Ghana’s Treasury bills (T-bills) market, for now, is enjoying a clear resurgence, recording a fourth consecutive oversubscription, even as interest rates dipped across all three instruments.
This signals an elevated or strong investor appetite for government paper, which has been sustained for a month.
The last auction report published by the Bank of Ghana reveals that the government set a relatively modest target of GHC3.79 billion, but investors came in force, submitting bids worth GHC5.60 billion.
In the end, the government accepted GHC5.38 billion, translating into an oversubscription of GHC1.81 billion, or 47.7% above target.
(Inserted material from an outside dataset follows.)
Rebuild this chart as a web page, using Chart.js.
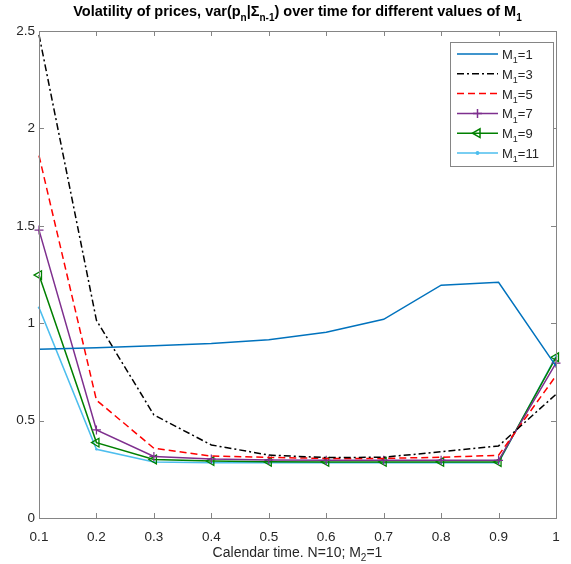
<!DOCTYPE html>
<html>
<head>
<meta charset="utf-8">
<script src="https://cdn.jsdelivr.net/npm/chart.js@4.4.0/dist/chart.umd.min.js"></script>
<style>
    html, body { margin: 0; padding: 0; background: #fff; }
</style>
</head>
<body>
<canvas id="vol" width="571" height="564"></canvas>
<script>
// Calendar time (x) and tick labels
const xValues = [0.1, 0.2, 0.3, 0.4, 0.5, 0.6, 0.7, 0.8, 0.9, 1.0];
const xTickLabels = ['0.1', '0.2', '0.3', '0.4', '0.5', '0.6', '0.7', '0.8', '0.9', '1'];
const yTicks = [0, 0.5, 1, 1.5, 2, 2.5];
const yTickLabels = ['0', '0.5', '1', '1.5', '2', '2.5'];

// var(p_n | Sigma_{n-1}) for each value of M1
const m1Values = [0.866, 0.874, 0.884, 0.896, 0.915, 0.953, 1.02, 1.195, 1.21, 0.78];
const m3Values = [2.48, 1.015, 0.529, 0.375, 0.323, 0.31, 0.312, 0.34, 0.37, 0.635];
const m5Values = [1.86, 0.605, 0.358, 0.318, 0.311, 0.306, 0.306, 0.312, 0.322, 0.73];
const m7Values = [1.478, 0.452, 0.316, 0.303, 0.298, 0.296, 0.296, 0.296, 0.296, 0.795];
const m9Values = [1.247, 0.387, 0.3, 0.292, 0.289, 0.288, 0.288, 0.288, 0.287, 0.825];
const m11Values = [1.08, 0.353, 0.288, 0.284, 0.283, 0.283, 0.283, 0.283, 0.283, 0.83];
const seriesNames = ['1', '3', '5', '7', '9', '11'];

const FONT = '"Liberation Sans", Arial, Helvetica, sans-serif';
const AXIS_GRAY = '#858585';
const TEXT_DARK = '#262626';

// Draw text where some parts are subscripts
function drawRich(ctx, parts, x, y, size, weight, align) {
    const subSize = Math.round(size * 0.72);
    const fontFor = sub => `${weight} ${sub ? subSize : size}px ${FONT}`;
    let total = 0;
    parts.forEach(([t, sub]) => {
        ctx.font = fontFor(sub);
        total += ctx.measureText(t).width;
    });
    let cx = align === 'center' ? x - total / 2 : x;
    ctx.textAlign = 'left';
    ctx.textBaseline = 'alphabetic';
    parts.forEach(([t, sub]) => {
        ctx.font = fontFor(sub);
        ctx.fillText(t, cx, sub ? y + size * 0.32 : y);
        cx += ctx.measureText(t).width;
    });
}

function makeDataset(name, values, color, extra) {
    return Object.assign({
        label: 'M1=' + name,
        data: xValues.map((x, i) => ({ x, y: values[i] })),
        borderColor: color,
        backgroundColor: color,
        borderWidth: 1.5,
        pointRadius: 0,
        tension: 0,
        clip: 8,
    }, extra);
}

const datasets = [
    makeDataset(seriesNames[0], m1Values, '#0072BD', {}),
    makeDataset(seriesNames[1], m3Values, '#000000', { borderDash: [7, 3, 2, 3] }),
    makeDataset(seriesNames[2], m5Values, '#FF0000', { borderDash: [7, 4] }),
    makeDataset(seriesNames[3], m7Values, '#7E2F8E', {
        pointStyle: 'cross', pointRadius: 4.5, pointBorderWidth: 1.2 }),
    makeDataset(seriesNames[4], m9Values, '#008000', {
        pointStyle: 'triangle', pointRotation: -90, pointRadius: 5, pointBorderWidth: 1.3,
        pointBackgroundColor: 'rgba(255,255,255,0)' }),
    makeDataset(seriesNames[5], m11Values, '#4DBEEE', {
        pointStyle: 'circle', pointRadius: 1.2, pointBorderWidth: 0 }),
];

// Box, inward ticks, title, x title and legend in MATLAB style
const matlabFrame = {
    id: 'matlabFrame',
    afterDraw(chart) {
        const ctx = chart.ctx;
        const area = chart.chartArea;
        const xs = chart.scales.x, ys = chart.scales.y;
        const tick = 5;
        ctx.save();
        ctx.strokeStyle = AXIS_GRAY;
        ctx.lineWidth = 1;
        ctx.strokeRect(Math.round(area.left) + 0.5, Math.round(area.top) + 0.5,
            Math.round(area.right - area.left), Math.round(area.bottom - area.top));
        ctx.beginPath();
        xValues.forEach(v => {
            const px = Math.round(xs.getPixelForValue(v)) + 0.5;
            ctx.moveTo(px, area.bottom); ctx.lineTo(px, area.bottom - tick);
            ctx.moveTo(px, area.top); ctx.lineTo(px, area.top + tick);
        });
        yTicks.forEach(v => {
            const py = Math.round(ys.getPixelForValue(v)) + 0.5;
            ctx.moveTo(area.left, py); ctx.lineTo(area.left + tick, py);
            ctx.moveTo(area.right, py); ctx.lineTo(area.right - tick, py);
        });
        ctx.stroke();

        // title
        const cx = (area.left + area.right) / 2;
        ctx.fillStyle = '#000';
        drawRich(ctx, [['Volatility of prices, var(p', 0], ['n', 1], ['|\u03A3', 0], ['n-1', 1],
            [') over time for different values of M', 0], ['1', 1]], cx, 16, 14.5, 'bold', 'center');

        // x axis title
        ctx.fillStyle = TEXT_DARK;
        drawRich(ctx, [['Calendar time. N=10; M', 0], ['2', 1], ['=1', 0]], cx, 557, 14, 'normal', 'center');

        // legend
        const lx = 450.5, ly = 42.5, lw = 103, lh = 124;
        ctx.fillStyle = '#fff';
        ctx.fillRect(lx, ly, lw, lh);
        ctx.strokeStyle = AXIS_GRAY;
        ctx.strokeRect(lx, ly, lw, lh);
        chart.data.datasets.forEach((ds, i) => {
            const rowY = 54 + i * 19.8;
            ctx.strokeStyle = ds.borderColor;
            ctx.lineWidth = ds.borderWidth;
            ctx.setLineDash(ds.borderDash || []);
            ctx.beginPath();
            ctx.moveTo(457, rowY);
            ctx.lineTo(498, rowY);
            ctx.stroke();
            ctx.setLineDash([]);
            if (ds.pointRadius > 0) {
                ctx.fillStyle = ds.pointBackgroundColor || ds.borderColor;
                Chart.helpers.drawPoint(ctx, {
                    pointStyle: ds.pointStyle, rotation: ds.pointRotation || 0,
                    radius: ds.pointRadius, borderWidth: ds.pointBorderWidth || 1,
                }, 477.5, rowY);
            }
            ctx.fillStyle = TEXT_DARK;
            drawRich(ctx, [['M', 0], ['1', 1], ['=' + seriesNames[i], 0]], 502, rowY + 5, 13, 'normal', 'left');
        });
        ctx.restore();
    }
};

new Chart(document.getElementById('vol'), {
    type: 'line',
    data: { datasets },
    plugins: [matlabFrame],
    options: {
        responsive: false,
        animation: false,
        layout: { padding: { left: 0, right: 15, top: 31, bottom: 0 } },
        plugins: {
            legend: { display: false },
            title: { display: false },
            tooltip: { enabled: false },
        },
        scales: {
            x: {
                type: 'linear',
                min: 0.1,
                max: 1,
                afterBuildTicks: scale => { scale.ticks = xValues.map(v => ({ value: v })); },
                afterFit: scale => { scale.height = 46; },
                grid: { display: false, drawTicks: false },
                border: { display: false },
                ticks: {
                    padding: 11,
                    maxRotation: 0,
                    autoSkip: false,
                    color: TEXT_DARK,
                    font: { family: FONT, size: 13.5 },
                    callback: (v, i) => xTickLabels[i],
                },
            },
            y: {
                min: 0,
                max: 2.5,
                afterBuildTicks: scale => { scale.ticks = yTicks.map(v => ({ value: v })); },
                afterFit: scale => { scale.width = 39; },
                grid: { display: false, drawTicks: false },
                border: { display: false },
                ticks: {
                    padding: 4,
                    color: TEXT_DARK,
                    font: { family: FONT, size: 13.5 },
                    callback: (v, i) => yTickLabels[i],
                },
            },
        },
    },
});
</script>
</body>
</html>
What makes this performance striking is that it came despite declining yields on all instruments, suggesting that investors were willing to accept slightly lower returns in exchange for safety and liquidity.
From the report, the yield on the 91-day bill fell from 11.1108% to 11.0887%, attracting GHC2.54 billion in bids.
The 182-day bill also declined from 12.5421% to 12.4358%, drawing GHC1.52 billion of the total bids.
The rate on the 364-day bill also eased from 12.9704% to 12.9132%, with bids reaching GHC1.54 billion.
Market watchers believe that the relatively small borrowing target played a key role in driving the oversubscription. With limited supply on offer, competition among investors intensified, allowing the government to take in GHC1.59 billion more than planned, while rejecting only GHC0.22 billion in bids.
The sustained oversubscription streak is offering the government much-needed breathing room. Strong demand allows the Treasury to finance short-term obligations smoothly, reduce rollover risks, and manage cash flow pressures more effectively.
More importantly, the ability to attract excess funds while yields are falling helps contain borrowing costs, easing pressure on interest expenditure at a time when fiscal consolidation remains critical.
However, the persistent oversubscriptions could also encourage higher reliance on short-term debt, which, if not managed carefully, may raise refinancing risks in the future.
For now, the confidence in government securities is holding firm. Whether this momentum continues will depend on future auction targets, interest rate movements, and broader macroeconomic signals in the weeks ahead.
Meanwhile, the government plans to raise another less ambitious target of GHC3.3 billion in its upcoming auction this week.